Spark performance, no background Cassandra activity. | Single DC | Multi DC |
Spark time | 3829 s | 3857 s |
As can be expected, the performance are identical for the two clusters.
Spark benchmark: with maximum background Cassandra read/write.
The same spark job was run with a background Cassandra read/write stress command:
cassandra-stress mixed ratio\(write=1,read=3\) n=400000000 no-warmup cl=LOCAL_QUORUM -rate threads=500 -schema keyspace="data2" replication\(strategy=NetworkTopologyStrategy,spark=3,AWS_VPC_US_EAST_1=3\) -node $IP
Spark performance, full read/write Cassandra activity. | Single DC | Multi DC |
Spark time | 11528 s | 4894 s |
Effective Cassandra operation rate | 2866 / s | 5630 / s |
This test result demonstrates the gain in having a separate DC for Spark activity. Note that a large quantity of read/writes against the single DC timed-out as Cassandra cannot keep up with serving simultaneously Spark read requests and Cassandra-stress read/write requests.
Spark benchmark: with half background Cassandra read/write.
The cassandra-stress command was used with a limit factor so that the number of cassandra operation would be limited to half of the capacity (3500 op/s):
cassandra-stress mixed ratio\(write=1,read=3\) n=400000000 no-warmup cl=LOCAL_QUORUM -rate threads=500 limit=3500/s -schema keyspace="data2" replication\(strategy=NetworkTopologyStrategy,spark=3,AWS_VPC_US_EAST_1=3\) -node $IP
The test result were:
Spark performance, full read/write Cassandra activity. | Single DC | Multi DC |
Spark time | 12914 s | 4919 s |
Note that this test was run shortly after the previous benchmark (with full read/write cassandra-stress), preventing the EBS volumes of both clusters to fully recover their burst credit. During this test, we still observed a large amount of Cassandra timeout on the single DC cluster.
Spark benchmark: with a third background Cassandra read/write.
The limit rate was set to a third of the baseline read/write performance which is about 2300 operation per seconds. Unlike in the previous test, the EBS volume had enough time to recover its full burst capacity credit.

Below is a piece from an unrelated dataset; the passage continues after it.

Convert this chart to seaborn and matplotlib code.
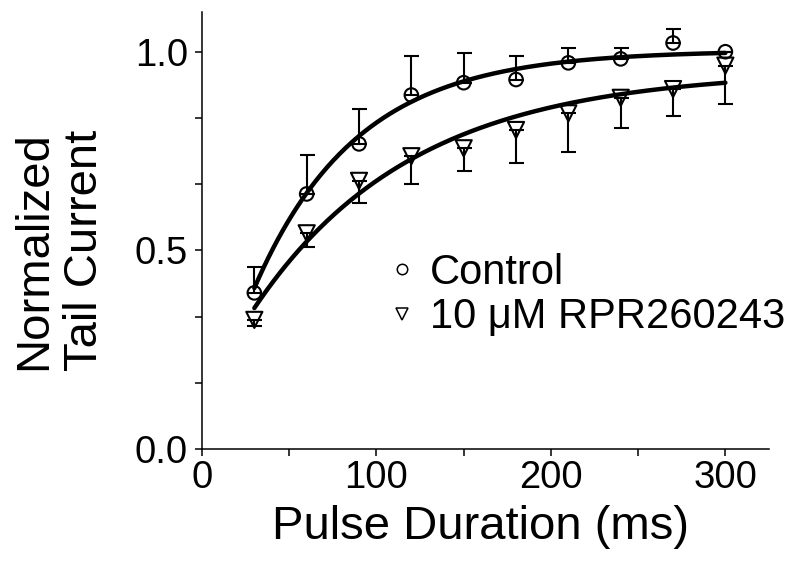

cassandra-stress mixed ratio\(write=1,read=3\) n=400000000 no-warmup cl=LOCAL_QUORUM -rate threads=500 limit=2300/s -schema keyspace="data2" replication\(strategy=NetworkTopologyStrategy,spark=3,AWS_VPC_US_EAST_1=3\) -node $IP
Spark performance, full read/write Cassandra activity. | Single DC | Multi DC |
Spark time | 7877 s | 4572 s |
During this test, we again observed a large amount of Cassandra timeout on the single DC cluster.
Conclusion
Through this benchmark, we compared the performance between a single DC and a multi DC cluster when simultaneously running some Cassandra read/write operations and executing a Spark application. In order to perform a fair comparison, we ran every stress command at the same time on both clusters, ensuring that any protocol bias (file cached in memory, time to perform background Cassandra compaction, EBS burst recovery etc…) would apply to both clusters. The multi DC cluster was able to process the spark job up to 2.3 times faster than the single DC cluster when running cassandra-stress (without limiting the rate) in the background. Maybe more importantly, the muti DC cluster was able to process twice the rate of Cassandra operations per seconds when compared with the single DC cluster. This demonstrates that a multi DC topology ensure overall higher performance both for Cassandra and Spark, with more stability (the cassandra-stress ran on the single DC cluster resulted in a large number of timeout errors during read operations). The multi DC topology is therefore particularly relevant when running a large amount of spark analytic jobs on a cluster hosting mission critical data.